Tabuthema Abtreibung: "Ich habe es bis heute niemandem erzählt"
Der Eingang ist unscheinbar. Nur das kleine Schild an der Fassade verrät, was sich dahinter verbirgt: eine Klinik für Schwangerschaftsabbrüche. Und dennoch finden radikale Abtreibungsgegner fast jeden Tag den Weg zu pro:woman in die Wiener Innenstadt, um Frauen von ihrer Entscheidung abzubringen. Sie verteilen Broschüren, beten den Rosenkranz und flüstern so manch einer Sätze wie „Mach dich nicht zur Mörderin!“ ins Ohr, erzählt Geschäftsführerin Elke Graf. „Das ist unerträglich. Die Frauen fühlen sich eingeschüchtert, aber wir können nichts dagegen tun.“ Die wiederholte Forderung nach einer Schutzzone blieb bisher ungehört.
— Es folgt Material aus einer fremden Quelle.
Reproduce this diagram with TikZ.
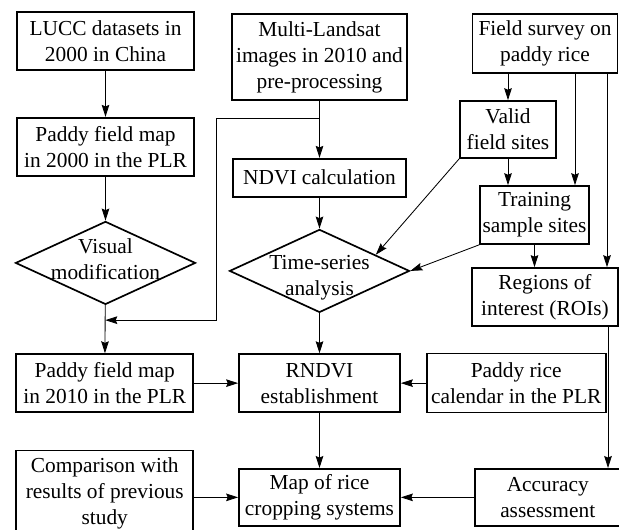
\documentclass[tikz,border=0pt]{standalone}
\usepackage{fontspec}
\setmainfont{Liberation Serif}
\usepackage{tikz}
\usetikzlibrary{positioning,shapes.geometric,arrows.meta,calc}

\begin{document}
\begin{tikzpicture}[x=0.025cm, y=-0.025cm,
    font=\fontsize{15.2}{18.5}\selectfont,
    box/.style={rectangle,draw,line width=1.2pt,align=center,inner sep=1pt},
    decision/.style={diamond,draw,line width=1.2pt,minimum width=4.5cm,minimum height=2.075cm,inner sep=0pt},
    flow/.style={-{Stealth[length=3mm,width=1.9mm,inset=0.4mm]},line width=0.6pt}]

    \useasboundingbox (0,0) rectangle (619,530);

    % left column
    \node[box,minimum width=4.425cm,minimum height=1.45cm] (lucc) at (105.5,41) {LUCC datasets in\\2000 in China};
    \node[box,minimum width=4.425cm,minimum height=1.45cm,below=1.15cm of lucc] (map2000) {Paddy field map\\in 2000 in the PLR};
    \node[decision,below=1.1cm of map2000,label={[align=center,yshift=0.09cm]center:Visual\\modification}] (visual) {};

    % middle column
    \node[box,minimum width=4.375cm,minimum height=2.15cm] (landsat) at (319.5,57) {Multi-Landsat\\images in 2010 and\\pre-processing};
    \node[box,minimum width=4.325cm,minimum height=0.95cm,below=1.425cm of landsat] (ndvi) {NDVI calculation};
    \node[decision,below=0.775cm of ndvi,label={[align=center,yshift=-0.17cm]center:Time-series\\analysis}] (series) {};
    \node[box,minimum width=4.025cm,minimum height=1.45cm,below=1cm of series] (rndvi) {RNDVI\\establishment};
    \node[box,minimum width=4.025cm,minimum height=1.425cm,below=1.375cm of rndvi] (ricemap) {Map of rice\\cropping systems};

    % bottom rows
    \node[box,minimum width=4.425cm,minimum height=1.45cm,left=1.1cm of rndvi] (map2010) {Paddy field map\\in 2010 in the PLR};
    \node[box,minimum width=4.425cm,minimum height=2.15cm,left=1.1cm of ricemap,yshift=0.1cm] (compare) {Comparison with\\results of previous\\study};
    \node[box,minimum width=4.475cm,minimum height=1.475cm,right=0.625cm of rndvi] (calendar) {Paddy rice\\calendar in the PLR};
    \node[box,minimum width=3.65cm,minimum height=1.425cm,right=1.825cm of ricemap] (accuracy) {Accuracy\\assessment};

    % right column
    \node[box,minimum width=3.625cm,minimum height=1.475cm] (survey) at (545,43.5) {Field survey on\\paddy rice};
    \node[box,minimum width=2.4cm,minimum height=1.425cm] (valid) at (508,129.5) {Valid\\field sites};
    \node[box,minimum width=2.725cm,minimum height=1.45cm] (training) at (534.5,215) {Training\\sample sites};
    \node[box,minimum width=3.65cm,minimum height=1.45cm] (roi) at (545,297) {Regions of\\interest (ROIs)};

    % helper points
    \coordinate[below=0.45cm of landsat] (fork);
    \coordinate[left=2.575cm of fork] (forkleft);
    \coordinate (join) at ($(visual.south)!0.31!(map2010.north)$);

    % main flow
    \draw[flow] (lucc) -- (map2000);
    \draw[flow] (map2000) -- (visual);
    \draw[flow] (visual) -- (map2010);
    \draw[flow] (landsat) -- (ndvi);
    \draw[flow] (fork) -- (forkleft) |- (join);
    \draw[flow] (ndvi) -- (series);
    \draw[flow] (series) -- (rndvi);
    \draw[flow] (rndvi) -- (ricemap);
    \draw[flow] (map2010) -- (rndvi);
    \draw[flow] (calendar) -- (rndvi);
    \draw[flow] (compare.east |- ricemap) -- (ricemap);
    \draw[flow] (accuracy) -- (ricemap);

    % field data
    \draw[flow] (survey.south -| valid.north) -- (valid.north);
    \draw[flow] ([xshift=0.75cm]survey.south) -- ([xshift=0.75cm]survey.south |- training.north);
    \draw[flow] ([xshift=1.55cm]survey.south) -- ([xshift=1.55cm]survey.south |- roi.north);
    \draw[flow] (valid.south) -- (valid.south |- training.north);
    \draw[flow] (training.south) -- (training.south |- roi.north);
    \draw[flow] ([xshift=1.575cm]roi.south) -- ([xshift=1.575cm]roi.south |- accuracy.north);
    \draw[flow] (valid.south west) -- (series.16);
    \draw[flow] (training.south west) -- (series.east);

\end{tikzpicture}
\end{document}
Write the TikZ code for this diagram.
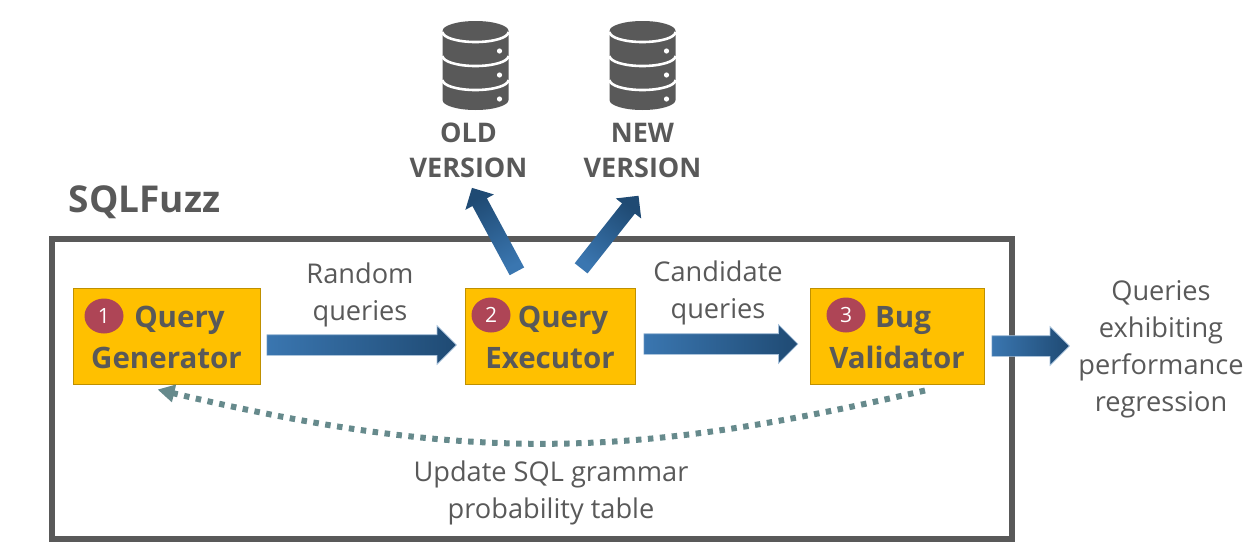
\documentclass[tikz,border=0pt]{standalone}
\usepackage{fontspec}
\setmainfont{Open Sans}
\usetikzlibrary{shapes,calc,arrows.meta}

\definecolor{inkgray}{HTML}{595959}
\definecolor{boxyellow}{HTML}{FFC000}
\definecolor{boxedge}{HTML}{BF9000}
\definecolor{badgered}{HTML}{AE4556}
\definecolor{loopteal}{HTML}{668A8C}
\definecolor{flowlight}{HTML}{3A76B0}
\definecolor{flowdark}{HTML}{1F4A73}

\tikzset{
	modulebox/.style={draw=boxedge,fill=boxyellow,line width=1pt,inner sep=0pt,minimum height=96pt,align=center,text=inkgray,font=\fontsize{29.5}{41}\selectfont\bfseries},
	badge/.style={ellipse,fill=badgered,inner sep=0pt,minimum width=39pt,minimum height=35pt,text=white,font=\fontsize{21}{21}\selectfont},
	caption/.style={align=center,text=inkgray,font=\fontsize{27.2}{37}\selectfont},
	versionlabel/.style={align=center,text=inkgray,font=\fontsize{27}{35}\selectfont\bfseries},
	flow/.style={single arrow,single arrow tip angle=90,inner xsep=0pt,inner ysep=10pt,left color=flowlight,right color=flowdark,minimum width=38pt,single arrow head extend=9pt,anchor=tail},
	flowedge/.style={draw=flowlight!45,line width=.7pt},
	dbicon/.pic={
		\fill [inkgray] (-33,-31) arc (180:0:33 and 10) -- (33,-100) arc (0:-180:33 and 10) -- cycle;
		\foreach \y in {32,56,80}{
			\draw [white,line width=2.6pt] (-33,-\y) arc (-180:0:33 and 10);
			\fill [white] (24,-\y-19) circle (2.6);
		}
	},
}

\newcommand{\flowarrow}[3][]{
	\path let \p1=($(#3)-(#2)$), \n1={atan2(\y1,\x1)}, \n2={veclen(\x1,\y1)} in
		node [flow,#1,shading angle={\n1+90},rotate=\n1,minimum height=\n2] at (#2) {};
}
\newcommand{\boxstrut}{\rule{0pt}{24pt}}

\begin{document}
\begin{tikzpicture}[x=1pt,y=1pt]
	\useasboundingbox (0,0) rectangle (1258,-549);

	% outer frame
	\node (sqlfuzz) [draw=inkgray,line width=6pt,inner sep=0pt,minimum width=960pt,minimum height=300pt] at (532,-389) {};
	\node (title) [text=inkgray,font=\fontsize{37}{37}\selectfont\bfseries] at (144.5,-202) {SQLFuzz};

	% databases
	\pic at (475.5,0) {dbicon};
	\pic at (642.5,0) {dbicon};
	\node (old) [versionlabel] at (468.5,-150) {OLD\\VERSION};
	\node (new) [versionlabel] at (642.5,-150) {NEW\\VERSION};

	% modules
	\node (gen) [modulebox,minimum width=187pt] at (166.5,-336) {\boxstrut\hspace*{26pt}Query\\Generator};
	\node (exec) [modulebox,minimum width=170pt] at (550,-336) {\boxstrut\hspace*{26pt}Query\\Executor};
	\node (valid) [modulebox,minimum width=174pt] at (897,-336) {\boxstrut\hspace*{12pt}Bug\\Validator};
	\node (one) [badge] at (104,-316) {1};
	\node (two) [badge] at (491,-315) {2};
	\node (three) [badge] at (846,-315) {3};

	% arrow ends
	\coordinate (gen out) at ($(gen.east)+(6,-9)$);
	\coordinate (exec in) at ($(exec.west)+(-8.5,-9)$);
	\coordinate (exec left) at ($(exec.north)+(-33,16)$);
	\coordinate (old in) at ($(old.south)+(3.5,-7)$);
	\coordinate (exec right) at ($(exec.north)+(31,19)$);
	\coordinate (new in) at ($(new.south)+(-4,-15)$);
	\coordinate (exec out) at ($(exec.east)+(8,-8)$);
	\coordinate (valid in) at ($(valid.west)+(-12,-8)$);
	\coordinate (valid out) at ($(valid.east)+(7,-10)$);
	\coordinate (done) at (1069,-346);
	\coordinate (loop start) at ($(valid.south)+(28,-6)$);
	\coordinate (loop end) at ($(gen.south)+(-9,-5)$);

	\flowarrow[flowedge]{gen out}{exec in}
	\flowarrow[flowedge]{exec out}{valid in}
	\flowarrow[flowedge]{valid out}{done}
	\flowarrow[inner ysep=8pt,minimum width=32pt,single arrow head extend=8pt]{exec left}{old in}
	\flowarrow[inner ysep=8pt,minimum width=32pt,single arrow head extend=8pt]{exec right}{new in}

	\draw [loopteal,line width=6pt,dash pattern=on 5.5pt off 6.5pt,-{Triangle[length=17pt,width=17pt]}] (loop start) .. controls (640,-456) and (480,-466) .. (loop end);

	% labels
	\node (random) [caption] at (360,-295) {Random\\queries};
	\node (candidate) [caption] at (718,-293) {Candidate\\queries};
	\node (result) [caption] at (1161,-349) {Queries\\exhibiting\\performance\\regression};
	\node (update) [caption] at (551,-493) {Update SQL grammar\\probability table};
\end{tikzpicture}
\end{document}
Seit der Entwurf einer Urteilsbegründung des US-amerikanischen Supreme Court geleakt wurde, ist das Thema wieder in den Fokus gerückt. Demnach hätten Frauen in den USA künftig kein grundsätzliches Recht auf Abtreibung mehr. Die konservativen Kräfte hoffen, damit Abtreibungen aus der Welt zu schaffen. Laut einer Untersuchung der WHO werden Schwangerschaftsabbrüche aber lediglich in die Illegalität gedrängt. Und damit gefährlicher für Frauen.
Die Wienerin Lisa Müller hat sich vor 18 Jahren für eine Abtreibung entschieden. Müller heißt in Wirklichkeit anders, ihren echten Namen will sie nicht in der Zeitung lesen. Sie wurde trotz Verhütung schwanger. „Ich habe damals an einer Essstörung gelitten und war psychisch sehr instabil. Mir war sofort klar, dass ich das Kind nicht möchte.“ Wäre ein Abbruch hierzulande nicht möglich gewesen, hätte sie nach illegalen Wegen gesucht oder wäre ins Ausland gefahren. Das Kind zu bekommen, wäre keine Option gewesen.